>> start PROVIDED DATA
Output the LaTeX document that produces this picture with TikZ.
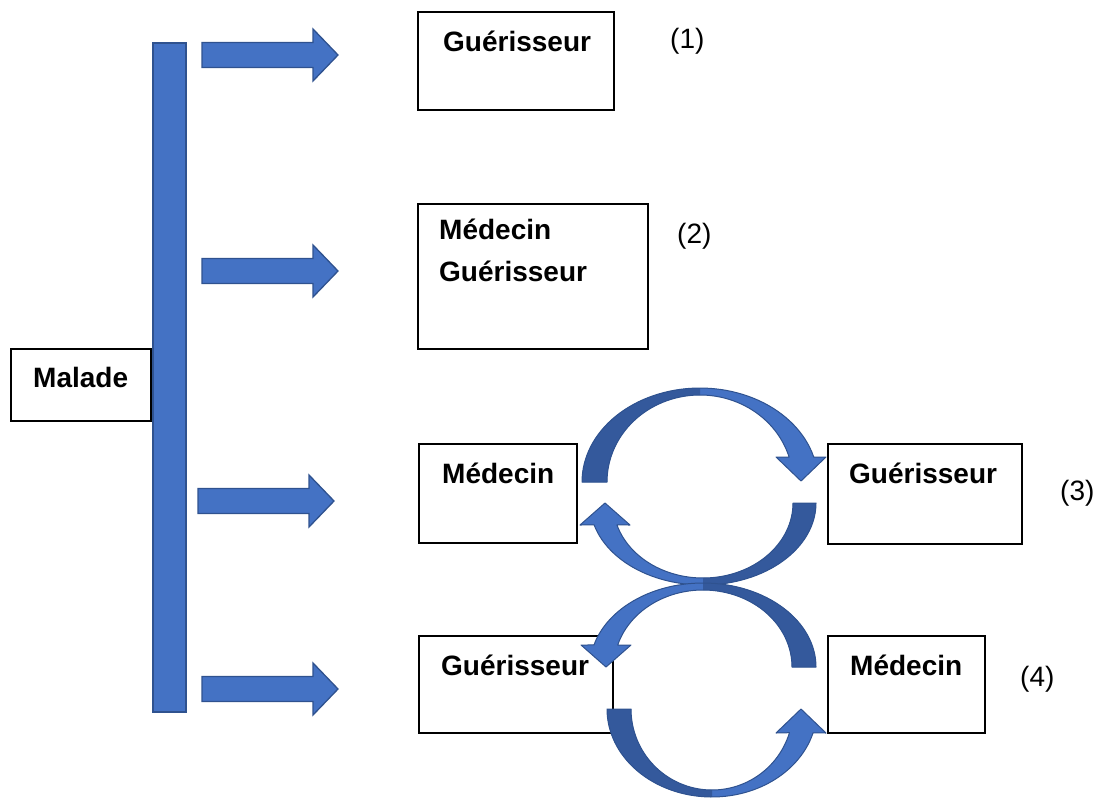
\documentclass[tikz,border=0pt]{standalone}
\usepackage{fontspec}
\setmainfont{Liberation Sans}
\definecolor{arrowblue}{HTML}{4472C4}
\definecolor{arrowedge}{HTML}{2F528F}
\definecolor{arrowdark}{HTML}{34599C}
\begin{document}
\begin{tikzpicture}[x=1pt,y=-1pt,
  box/.style={draw=black, line width=1.2pt, inner sep=0pt},
  lbl/.style={font=\fontsize{28}{34}\selectfont\bfseries, anchor=base west, inner sep=0pt},
  num/.style={font=\fontsize{28}{34}\selectfont, anchor=base west, inner sep=0pt},
  blk/.style={fill=arrowblue, draw=arrowedge, line width=1.3pt, line join=miter},
  lightpart/.style={fill=arrowblue},
  darkpart/.style={fill=arrowdark},
  rim/.style={draw=arrowedge, line width=1pt, line join=round},
  hblock/.pic={\draw[blk] (0,-12.5) -- (111,-12.5) -- (111,-26) -- (136,0) -- (111,26) -- (111,12.5) -- (0,12.5) -- cycle;}
]
\useasboundingbox (0,0) rectangle (1099,798);

% boxes
\node[box, line width=2pt, minimum width=196pt, minimum height=98pt] (b1) at (516,61) {};
\node[box, minimum width=230pt, minimum height=145pt] (b2) at (533,276.5) {};
\node[box, minimum width=140pt, minimum height=72pt] (mal) at (81,385) {};
\node[box, minimum width=158pt, minimum height=99pt] (b3l) at (498,493.5) {};
\node[box, minimum width=194pt, minimum height=100pt] (b3r) at (925,494) {};
\node[box, minimum width=194pt, minimum height=97pt] (b4l) at (516,684.5) {};
\node[box, minimum width=157pt, minimum height=97pt] (b4r) at (906.5,684.5) {};

% texts
\node[lbl] (t1) at (443,51) {Guérisseur};
\node[lbl] (t2a) at (439,239) {Médecin};
\node[lbl] (t2b) at (439,281) {Guérisseur};
\node[lbl] (tm) at (33,387) {Malade};
\node[lbl] (t3l) at (442,483) {Médecin};
\node[lbl] (t3r) at (849,483) {Guérisseur};
\node[lbl] (t4l) at (441,675) {Guérisseur};
\node[lbl] (t4r) at (850,675) {Médecin};

\node[num] (n1) at (670,48) {(1)};
\node[num] (n2) at (677,243) {(2)};
\node[num] (n3) at (1060,500) {(3)};
\node[num] (n4) at (1020,686) {(4)};

% vertical bar
\node[fill=arrowblue, draw=arrowedge, line width=1.3pt, minimum width=33pt, minimum height=669pt, inner sep=0pt] (bar) at (169.5,377.5) {};

% block arrows
\pic at (202,55) {hblock};
\pic at (202,271) {hblock};
\pic at (198,501) {hblock};
\pic at (202,689) {hblock};

% circular arrow A (top of upper pair)
\fill[lightpart] plot[domain=180:344.6,samples=60] ({700+118*cos(\x)},{482+94*sin(\x)}) -- (826,457) -- (801,481) -- (776,457) -- plot[domain=343.3:180,samples=60] ({700+93*cos(\x)},{482+87*sin(\x)}) -- cycle;
\fill[darkpart] plot[domain=180:270,samples=40] ({700+118*cos(\x)},{482+94*sin(\x)}) -- plot[domain=270:180,samples=40] ({700+93*cos(\x)},{482+87*sin(\x)}) -- cycle;
\draw[rim] plot[domain=180:344.6,samples=60] ({700+118*cos(\x)},{482+94*sin(\x)}) -- (826,457) -- (801,481) -- (776,457) -- plot[domain=343.3:180,samples=60] ({700+93*cos(\x)},{482+87*sin(\x)}) -- cycle;

% circular arrow B (bottom of upper pair)
\fill[lightpart] plot[domain=0:164.5,samples=60] ({703+113*cos(\x)},{503+82*sin(\x)}) -- (580,525) -- (605,503) -- (630,525) -- plot[domain=163:0,samples=60] ({703+90*cos(\x)},{503+75*sin(\x)}) -- cycle;
\fill[darkpart] plot[domain=0:90,samples=40] ({703+113*cos(\x)},{503+82*sin(\x)}) -- plot[domain=90:0,samples=40] ({703+90*cos(\x)},{503+75*sin(\x)}) -- cycle;
\draw[rim] plot[domain=0:164.5,samples=60] ({703+113*cos(\x)},{503+82*sin(\x)}) -- (580,525) -- (605,503) -- (630,525) -- plot[domain=163:0,samples=60] ({703+90*cos(\x)},{503+75*sin(\x)}) -- cycle;

% circular arrow C (top of lower pair)
\fill[lightpart] plot[domain=360:195.2,samples=60] ({703+113*cos(\x)},{667+84*sin(\x)}) -- (581,645) -- (606,667) -- (631,645) -- plot[domain=196.6:360,samples=60] ({703+89*cos(\x)},{667+77*sin(\x)}) -- cycle;
\fill[darkpart] plot[domain=360:270,samples=40] ({703+113*cos(\x)},{667+84*sin(\x)}) -- plot[domain=270:360,samples=40] ({703+89*cos(\x)},{667+77*sin(\x)}) -- cycle;
\draw[rim] plot[domain=360:195.2,samples=60] ({703+113*cos(\x)},{667+84*sin(\x)}) -- (581,645) -- (606,667) -- (631,645) -- plot[domain=196.6:360,samples=60] ({703+89*cos(\x)},{667+77*sin(\x)}) -- cycle;

% circular arrow D (bottom of lower pair)
\fill[lightpart] plot[domain=180:15.7,samples=60] ({712+105*cos(\x)},{709+88*sin(\x)}) -- (826,733) -- (801,709) -- (776,733) -- plot[domain=17:180,samples=60] ({712+81*cos(\x)},{709+81*sin(\x)}) -- cycle;
\fill[darkpart] plot[domain=180:90,samples=40] ({712+105*cos(\x)},{709+88*sin(\x)}) -- plot[domain=90:180,samples=40] ({712+81*cos(\x)},{709+81*sin(\x)}) -- cycle;
\draw[rim] plot[domain=180:15.7,samples=60] ({712+105*cos(\x)},{709+88*sin(\x)}) -- (826,733) -- (801,709) -- (776,733) -- plot[domain=17:180,samples=60] ({712+81*cos(\x)},{709+81*sin(\x)}) -- cycle;

\end{tikzpicture}
\end{document}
>> end PROVIDED DATA
• THE PROBLEM: Return the listing above in full and without alteration, excluding its pictures.

• SOLUTION TO THIS PROBLEM:
Output the LaTeX document that produces this picture with TikZ.
\documentclass[tikz,border=0pt]{standalone}
\usepackage{fontspec}
\setmainfont{Liberation Sans}
\definecolor{arrowblue}{HTML}{4472C4}
\definecolor{arrowedge}{HTML}{2F528F}
\definecolor{arrowdark}{HTML}{34599C}
\begin{document}
\begin{tikzpicture}[x=1pt,y=-1pt,
  box/.style={draw=black, line width=1.2pt, inner sep=0pt},
  lbl/.style={font=\fontsize{28}{34}\selectfont\bfseries, anchor=base west, inner sep=0pt},
  num/.style={font=\fontsize{28}{34}\selectfont, anchor=base west, inner sep=0pt},
  blk/.style={fill=arrowblue, draw=arrowedge, line width=1.3pt, line join=miter},
  lightpart/.style={fill=arrowblue},
  darkpart/.style={fill=arrowdark},
  rim/.style={draw=arrowedge, line width=1pt, line join=round},
  hblock/.pic={\draw[blk] (0,-12.5) -- (111,-12.5) -- (111,-26) -- (136,0) -- (111,26) -- (111,12.5) -- (0,12.5) -- cycle;}
]
\useasboundingbox (0,0) rectangle (1099,798);

% boxes
\node[box, line width=2pt, minimum width=196pt, minimum height=98pt] (b1) at (516,61) {};
\node[box, minimum width=230pt, minimum height=145pt] (b2) at (533,276.5) {};
\node[box, minimum width=140pt, minimum height=72pt] (mal) at (81,385) {};
\node[box, minimum width=158pt, minimum height=99pt] (b3l) at (498,493.5) {};
\node[box, minimum width=194pt, minimum height=100pt] (b3r) at (925,494) {};
\node[box, minimum width=194pt, minimum height=97pt] (b4l) at (516,684.5) {};
\node[box, minimum width=157pt, minimum height=97pt] (b4r) at (906.5,684.5) {};

% texts
\node[lbl] (t1) at (443,51) {Guérisseur};
\node[lbl] (t2a) at (439,239) {Médecin};
\node[lbl] (t2b) at (439,281) {Guérisseur};
\node[lbl] (tm) at (33,387) {Malade};
\node[lbl] (t3l) at (442,483) {Médecin};
\node[lbl] (t3r) at (849,483) {Guérisseur};
\node[lbl] (t4l) at (441,675) {Guérisseur};
\node[lbl] (t4r) at (850,675) {Médecin};

\node[num] (n1) at (670,48) {(1)};
\node[num] (n2) at (677,243) {(2)};
\node[num] (n3) at (1060,500) {(3)};
\node[num] (n4) at (1020,686) {(4)};

% vertical bar
\node[fill=arrowblue, draw=arrowedge, line width=1.3pt, minimum width=33pt, minimum height=669pt, inner sep=0pt] (bar) at (169.5,377.5) {};

% block arrows
\pic at (202,55) {hblock};
\pic at (202,271) {hblock};
\pic at (198,501) {hblock};
\pic at (202,689) {hblock};

% circular arrow A (top of upper pair)
\fill[lightpart] plot[domain=180:344.6,samples=60] ({700+118*cos(\x)},{482+94*sin(\x)}) -- (826,457) -- (801,481) -- (776,457) -- plot[domain=343.3:180,samples=60] ({700+93*cos(\x)},{482+87*sin(\x)}) -- cycle;
\fill[darkpart] plot[domain=180:270,samples=40] ({700+118*cos(\x)},{482+94*sin(\x)}) -- plot[domain=270:180,samples=40] ({700+93*cos(\x)},{482+87*sin(\x)}) -- cycle;
\draw[rim] plot[domain=180:344.6,samples=60] ({700+118*cos(\x)},{482+94*sin(\x)}) -- (826,457) -- (801,481) -- (776,457) -- plot[domain=343.3:180,samples=60] ({700+93*cos(\x)},{482+87*sin(\x)}) -- cycle;

% circular arrow B (bottom of upper pair)
\fill[lightpart] plot[domain=0:164.5,samples=60] ({703+113*cos(\x)},{503+82*sin(\x)}) -- (580,525) -- (605,503) -- (630,525) -- plot[domain=163:0,samples=60] ({703+90*cos(\x)},{503+75*sin(\x)}) -- cycle;
\fill[darkpart] plot[domain=0:90,samples=40] ({703+113*cos(\x)},{503+82*sin(\x)}) -- plot[domain=90:0,samples=40] ({703+90*cos(\x)},{503+75*sin(\x)}) -- cycle;
\draw[rim] plot[domain=0:164.5,samples=60] ({703+113*cos(\x)},{503+82*sin(\x)}) -- (580,525) -- (605,503) -- (630,525) -- plot[domain=163:0,samples=60] ({703+90*cos(\x)},{503+75*sin(\x)}) -- cycle;

% circular arrow C (top of lower pair)
\fill[lightpart] plot[domain=360:195.2,samples=60] ({703+113*cos(\x)},{667+84*sin(\x)}) -- (581,645) -- (606,667) -- (631,645) -- plot[domain=196.6:360,samples=60] ({703+89*cos(\x)},{667+77*sin(\x)}) -- cycle;
\fill[darkpart] plot[domain=360:270,samples=40] ({703+113*cos(\x)},{667+84*sin(\x)}) -- plot[domain=270:360,samples=40] ({703+89*cos(\x)},{667+77*sin(\x)}) -- cycle;
\draw[rim] plot[domain=360:195.2,samples=60] ({703+113*cos(\x)},{667+84*sin(\x)}) -- (581,645) -- (606,667) -- (631,645) -- plot[domain=196.6:360,samples=60] ({703+89*cos(\x)},{667+77*sin(\x)}) -- cycle;

% circular arrow D (bottom of lower pair)
\fill[lightpart] plot[domain=180:15.7,samples=60] ({712+105*cos(\x)},{709+88*sin(\x)}) -- (826,733) -- (801,709) -- (776,733) -- plot[domain=17:180,samples=60] ({712+81*cos(\x)},{709+81*sin(\x)}) -- cycle;
\fill[darkpart] plot[domain=180:90,samples=40] ({712+105*cos(\x)},{709+88*sin(\x)}) -- plot[domain=90:180,samples=40] ({712+81*cos(\x)},{709+81*sin(\x)}) -- cycle;
\draw[rim] plot[domain=180:15.7,samples=60] ({712+105*cos(\x)},{709+88*sin(\x)}) -- (826,733) -- (801,709) -- (776,733) -- plot[domain=17:180,samples=60] ({712+81*cos(\x)},{709+81*sin(\x)}) -- cycle;

\end{tikzpicture}
\end{document}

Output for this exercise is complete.